[Supplied material]
-*-

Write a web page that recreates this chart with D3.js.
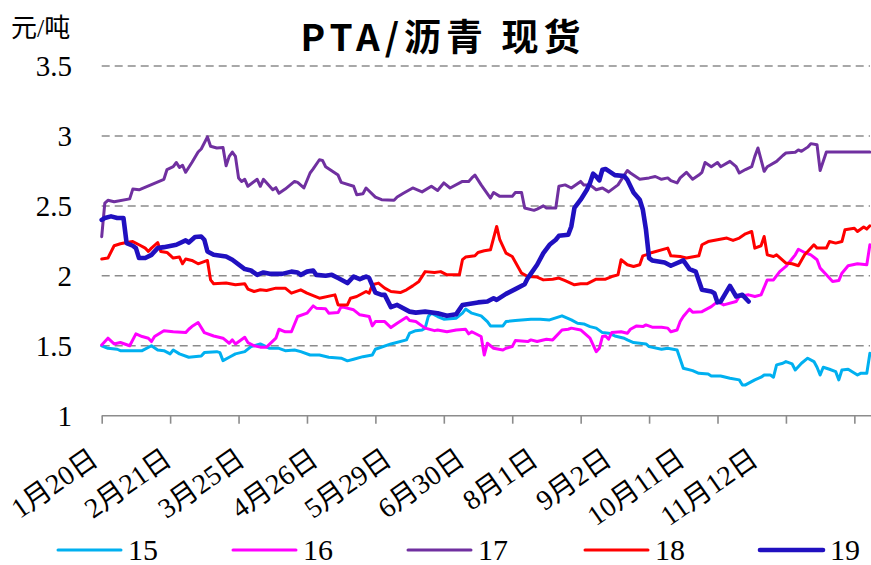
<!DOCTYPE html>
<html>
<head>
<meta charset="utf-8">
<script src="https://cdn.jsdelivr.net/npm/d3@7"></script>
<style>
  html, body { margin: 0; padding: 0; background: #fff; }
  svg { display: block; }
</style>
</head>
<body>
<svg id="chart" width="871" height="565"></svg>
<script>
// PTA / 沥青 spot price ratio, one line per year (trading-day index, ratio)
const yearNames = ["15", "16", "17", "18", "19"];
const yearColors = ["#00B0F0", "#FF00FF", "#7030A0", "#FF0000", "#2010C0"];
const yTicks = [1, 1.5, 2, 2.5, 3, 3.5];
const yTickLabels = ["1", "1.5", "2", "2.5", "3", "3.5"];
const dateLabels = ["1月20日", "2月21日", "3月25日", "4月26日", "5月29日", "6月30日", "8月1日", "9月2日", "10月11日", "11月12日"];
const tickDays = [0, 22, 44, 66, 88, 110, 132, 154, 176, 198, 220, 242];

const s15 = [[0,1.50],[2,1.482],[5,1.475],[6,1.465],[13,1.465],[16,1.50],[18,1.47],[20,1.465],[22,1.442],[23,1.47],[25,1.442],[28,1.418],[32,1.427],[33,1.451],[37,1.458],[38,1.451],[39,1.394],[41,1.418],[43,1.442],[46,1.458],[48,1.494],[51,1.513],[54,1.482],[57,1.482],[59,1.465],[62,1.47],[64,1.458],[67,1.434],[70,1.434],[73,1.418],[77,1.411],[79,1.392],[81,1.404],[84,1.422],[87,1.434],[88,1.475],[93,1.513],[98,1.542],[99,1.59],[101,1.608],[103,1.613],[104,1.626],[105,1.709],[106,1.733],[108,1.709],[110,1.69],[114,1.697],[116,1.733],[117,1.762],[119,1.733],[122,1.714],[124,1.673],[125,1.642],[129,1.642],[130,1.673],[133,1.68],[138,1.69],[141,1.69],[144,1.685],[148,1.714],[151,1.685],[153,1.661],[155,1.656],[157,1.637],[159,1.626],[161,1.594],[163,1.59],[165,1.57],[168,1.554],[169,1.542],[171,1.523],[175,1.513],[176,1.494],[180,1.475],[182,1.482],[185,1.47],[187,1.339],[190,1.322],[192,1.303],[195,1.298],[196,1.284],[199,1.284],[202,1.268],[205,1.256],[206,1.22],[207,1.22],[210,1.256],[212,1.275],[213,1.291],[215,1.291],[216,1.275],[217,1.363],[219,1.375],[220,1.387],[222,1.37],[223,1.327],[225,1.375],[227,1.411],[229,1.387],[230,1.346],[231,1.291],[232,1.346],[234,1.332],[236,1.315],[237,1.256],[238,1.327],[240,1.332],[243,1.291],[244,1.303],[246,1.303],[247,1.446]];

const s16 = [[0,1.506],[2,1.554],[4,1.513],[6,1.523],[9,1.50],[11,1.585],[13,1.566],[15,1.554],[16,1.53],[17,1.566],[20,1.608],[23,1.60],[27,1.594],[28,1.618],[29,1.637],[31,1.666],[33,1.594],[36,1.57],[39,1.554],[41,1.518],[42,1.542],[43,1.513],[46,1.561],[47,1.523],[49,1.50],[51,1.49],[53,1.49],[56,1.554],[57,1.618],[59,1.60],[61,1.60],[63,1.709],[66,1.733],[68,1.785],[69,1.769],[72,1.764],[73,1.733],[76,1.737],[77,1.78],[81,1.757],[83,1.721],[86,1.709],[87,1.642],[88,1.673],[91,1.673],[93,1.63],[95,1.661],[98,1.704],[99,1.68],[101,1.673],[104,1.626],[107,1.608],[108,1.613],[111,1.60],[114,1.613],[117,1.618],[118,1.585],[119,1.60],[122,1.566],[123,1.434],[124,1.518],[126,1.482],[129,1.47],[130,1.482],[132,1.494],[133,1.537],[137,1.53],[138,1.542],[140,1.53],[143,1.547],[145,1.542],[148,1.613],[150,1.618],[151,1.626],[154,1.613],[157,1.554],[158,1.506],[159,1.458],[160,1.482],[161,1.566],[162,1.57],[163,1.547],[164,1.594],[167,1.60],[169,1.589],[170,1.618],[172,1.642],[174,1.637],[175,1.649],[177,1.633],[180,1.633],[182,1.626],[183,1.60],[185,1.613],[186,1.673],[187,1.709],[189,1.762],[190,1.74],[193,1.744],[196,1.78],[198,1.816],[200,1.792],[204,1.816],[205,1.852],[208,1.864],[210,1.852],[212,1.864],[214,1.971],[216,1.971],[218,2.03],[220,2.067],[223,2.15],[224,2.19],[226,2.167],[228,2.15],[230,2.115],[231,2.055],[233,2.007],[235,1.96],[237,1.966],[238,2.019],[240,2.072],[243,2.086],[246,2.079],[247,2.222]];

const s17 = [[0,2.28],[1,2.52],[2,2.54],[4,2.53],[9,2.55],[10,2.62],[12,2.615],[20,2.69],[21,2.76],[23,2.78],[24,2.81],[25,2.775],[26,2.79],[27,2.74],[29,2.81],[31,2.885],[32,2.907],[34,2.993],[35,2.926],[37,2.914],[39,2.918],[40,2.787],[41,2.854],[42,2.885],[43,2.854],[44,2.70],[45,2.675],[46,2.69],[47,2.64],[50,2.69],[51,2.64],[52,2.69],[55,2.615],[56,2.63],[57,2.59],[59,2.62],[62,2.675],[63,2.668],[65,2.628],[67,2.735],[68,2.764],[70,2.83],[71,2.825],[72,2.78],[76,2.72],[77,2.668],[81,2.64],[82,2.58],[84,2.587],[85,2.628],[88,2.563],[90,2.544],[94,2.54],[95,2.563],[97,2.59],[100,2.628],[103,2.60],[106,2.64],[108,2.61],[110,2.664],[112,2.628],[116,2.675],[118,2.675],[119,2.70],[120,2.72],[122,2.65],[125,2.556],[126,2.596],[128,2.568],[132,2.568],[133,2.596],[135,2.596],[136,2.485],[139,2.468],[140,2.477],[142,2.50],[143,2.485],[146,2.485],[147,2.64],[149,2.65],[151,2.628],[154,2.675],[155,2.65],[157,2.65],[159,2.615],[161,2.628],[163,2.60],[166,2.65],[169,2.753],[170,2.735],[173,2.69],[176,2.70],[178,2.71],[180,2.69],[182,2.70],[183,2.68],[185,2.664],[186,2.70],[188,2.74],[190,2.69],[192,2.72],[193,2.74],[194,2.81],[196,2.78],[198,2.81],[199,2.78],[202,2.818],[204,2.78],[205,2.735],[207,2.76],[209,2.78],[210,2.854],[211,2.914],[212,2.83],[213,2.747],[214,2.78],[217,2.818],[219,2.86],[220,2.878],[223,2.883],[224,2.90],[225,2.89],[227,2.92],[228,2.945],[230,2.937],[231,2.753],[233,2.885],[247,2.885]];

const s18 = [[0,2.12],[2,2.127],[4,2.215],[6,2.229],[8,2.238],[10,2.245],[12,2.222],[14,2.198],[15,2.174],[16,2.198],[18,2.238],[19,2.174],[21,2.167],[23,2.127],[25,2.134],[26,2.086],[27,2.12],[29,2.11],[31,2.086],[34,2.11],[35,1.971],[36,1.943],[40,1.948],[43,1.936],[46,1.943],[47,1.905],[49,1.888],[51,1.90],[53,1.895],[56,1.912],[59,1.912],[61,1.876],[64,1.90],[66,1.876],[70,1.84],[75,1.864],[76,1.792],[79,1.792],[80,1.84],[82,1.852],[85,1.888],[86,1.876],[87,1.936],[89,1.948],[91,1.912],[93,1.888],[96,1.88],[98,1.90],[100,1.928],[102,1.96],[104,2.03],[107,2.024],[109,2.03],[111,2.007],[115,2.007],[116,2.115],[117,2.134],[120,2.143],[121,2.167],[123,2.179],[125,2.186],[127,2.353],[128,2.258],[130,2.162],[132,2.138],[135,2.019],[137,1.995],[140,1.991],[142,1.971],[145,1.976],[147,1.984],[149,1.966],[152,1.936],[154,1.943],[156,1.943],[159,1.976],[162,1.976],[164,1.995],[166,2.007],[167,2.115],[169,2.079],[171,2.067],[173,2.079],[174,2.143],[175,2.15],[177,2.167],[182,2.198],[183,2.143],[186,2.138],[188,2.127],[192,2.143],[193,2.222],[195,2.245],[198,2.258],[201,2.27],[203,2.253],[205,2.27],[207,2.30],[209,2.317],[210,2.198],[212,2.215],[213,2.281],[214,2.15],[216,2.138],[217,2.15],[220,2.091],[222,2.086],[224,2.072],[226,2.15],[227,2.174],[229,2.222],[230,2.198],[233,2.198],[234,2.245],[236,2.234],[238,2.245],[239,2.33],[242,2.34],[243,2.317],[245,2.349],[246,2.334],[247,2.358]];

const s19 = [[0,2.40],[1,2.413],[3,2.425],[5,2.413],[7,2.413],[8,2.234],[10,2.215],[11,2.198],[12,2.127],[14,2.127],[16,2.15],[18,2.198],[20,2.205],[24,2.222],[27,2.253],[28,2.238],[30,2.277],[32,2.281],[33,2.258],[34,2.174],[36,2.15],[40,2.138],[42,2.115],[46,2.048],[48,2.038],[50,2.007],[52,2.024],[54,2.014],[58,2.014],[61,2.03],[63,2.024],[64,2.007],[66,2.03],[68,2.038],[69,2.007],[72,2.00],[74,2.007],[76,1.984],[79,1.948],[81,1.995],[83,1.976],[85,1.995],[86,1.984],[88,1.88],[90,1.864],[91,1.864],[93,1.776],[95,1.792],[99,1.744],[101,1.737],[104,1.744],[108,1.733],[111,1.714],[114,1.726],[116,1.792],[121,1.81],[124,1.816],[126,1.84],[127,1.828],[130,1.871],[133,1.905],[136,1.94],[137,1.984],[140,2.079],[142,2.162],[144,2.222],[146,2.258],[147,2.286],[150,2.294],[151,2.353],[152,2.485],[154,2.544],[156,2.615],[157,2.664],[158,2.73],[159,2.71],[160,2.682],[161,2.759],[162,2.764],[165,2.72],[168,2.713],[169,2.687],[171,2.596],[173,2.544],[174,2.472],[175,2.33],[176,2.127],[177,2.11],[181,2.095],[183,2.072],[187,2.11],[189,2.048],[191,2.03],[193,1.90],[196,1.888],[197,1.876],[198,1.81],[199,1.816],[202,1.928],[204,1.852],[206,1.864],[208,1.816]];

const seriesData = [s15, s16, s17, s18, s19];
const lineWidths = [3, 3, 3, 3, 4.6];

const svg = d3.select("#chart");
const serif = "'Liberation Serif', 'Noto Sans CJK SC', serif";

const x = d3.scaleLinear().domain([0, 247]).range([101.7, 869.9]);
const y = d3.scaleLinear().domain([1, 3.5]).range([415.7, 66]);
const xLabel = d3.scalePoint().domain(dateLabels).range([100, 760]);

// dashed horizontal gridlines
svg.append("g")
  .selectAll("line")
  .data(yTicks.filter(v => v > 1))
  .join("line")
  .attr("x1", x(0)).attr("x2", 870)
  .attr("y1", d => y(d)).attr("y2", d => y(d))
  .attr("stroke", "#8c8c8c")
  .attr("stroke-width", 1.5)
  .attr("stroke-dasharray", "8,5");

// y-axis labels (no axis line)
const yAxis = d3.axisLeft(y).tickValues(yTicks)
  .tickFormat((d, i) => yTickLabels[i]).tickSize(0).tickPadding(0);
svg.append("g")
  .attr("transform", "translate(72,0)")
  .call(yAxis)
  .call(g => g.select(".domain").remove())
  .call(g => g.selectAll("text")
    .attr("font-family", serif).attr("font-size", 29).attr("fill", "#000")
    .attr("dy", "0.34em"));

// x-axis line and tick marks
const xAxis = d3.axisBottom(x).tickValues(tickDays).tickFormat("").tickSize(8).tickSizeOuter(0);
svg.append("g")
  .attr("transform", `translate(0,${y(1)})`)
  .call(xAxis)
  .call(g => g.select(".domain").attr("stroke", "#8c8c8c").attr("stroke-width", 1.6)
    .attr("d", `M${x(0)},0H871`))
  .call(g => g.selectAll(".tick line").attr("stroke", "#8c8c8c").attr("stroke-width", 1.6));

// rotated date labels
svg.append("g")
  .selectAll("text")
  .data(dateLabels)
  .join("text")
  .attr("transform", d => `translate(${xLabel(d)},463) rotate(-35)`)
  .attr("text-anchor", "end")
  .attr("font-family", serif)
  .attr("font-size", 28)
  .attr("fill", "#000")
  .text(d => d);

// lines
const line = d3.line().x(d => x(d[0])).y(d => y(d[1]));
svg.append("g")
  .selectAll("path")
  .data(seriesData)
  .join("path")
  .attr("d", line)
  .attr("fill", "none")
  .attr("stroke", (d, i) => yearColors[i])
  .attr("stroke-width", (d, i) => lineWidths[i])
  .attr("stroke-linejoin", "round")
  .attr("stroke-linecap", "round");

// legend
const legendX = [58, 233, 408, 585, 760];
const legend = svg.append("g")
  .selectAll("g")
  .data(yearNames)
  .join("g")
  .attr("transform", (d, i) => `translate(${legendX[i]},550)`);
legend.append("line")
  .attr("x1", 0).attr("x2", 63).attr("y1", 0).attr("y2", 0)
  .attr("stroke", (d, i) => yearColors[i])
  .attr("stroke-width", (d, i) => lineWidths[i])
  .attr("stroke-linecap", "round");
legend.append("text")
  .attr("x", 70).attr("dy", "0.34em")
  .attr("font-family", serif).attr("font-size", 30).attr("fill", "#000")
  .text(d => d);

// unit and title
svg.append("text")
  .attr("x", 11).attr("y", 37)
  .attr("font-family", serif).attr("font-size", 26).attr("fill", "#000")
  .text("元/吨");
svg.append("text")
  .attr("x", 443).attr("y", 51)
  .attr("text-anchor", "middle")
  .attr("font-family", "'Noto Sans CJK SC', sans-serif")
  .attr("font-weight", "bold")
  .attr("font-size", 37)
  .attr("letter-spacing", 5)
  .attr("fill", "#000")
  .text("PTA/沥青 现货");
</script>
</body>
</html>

-*-

[Request] Restate the material word for word from its first line through the line containing "198, 220, 242];", both included; the pictures do not belong in it.

[Answer for the task]
Write a web page that recreates this chart with D3.js.
<!DOCTYPE html>
<html>
<head>
<meta charset="utf-8">
<script src="https://cdn.jsdelivr.net/npm/d3@7"></script>
<style>
  html, body { margin: 0; padding: 0; background: #fff; }
  svg { display: block; }
</style>
</head>
<body>
<svg id="chart" width="871" height="565"></svg>
<script>
// PTA / 沥青 spot price ratio, one line per year (trading-day index, ratio)
const yearNames = ["15", "16", "17", "18", "19"];
const yearColors = ["#00B0F0", "#FF00FF", "#7030A0", "#FF0000", "#2010C0"];
const yTicks = [1, 1.5, 2, 2.5, 3, 3.5];
const yTickLabels = ["1", "1.5", "2", "2.5", "3", "3.5"];
const dateLabels = ["1月20日", "2月21日", "3月25日", "4月26日", "5月29日", "6月30日", "8月1日", "9月2日", "10月11日", "11月12日"];
const tickDays = [0, 22, 44, 66, 88, 110, 132, 154, 176, 198, 220, 242];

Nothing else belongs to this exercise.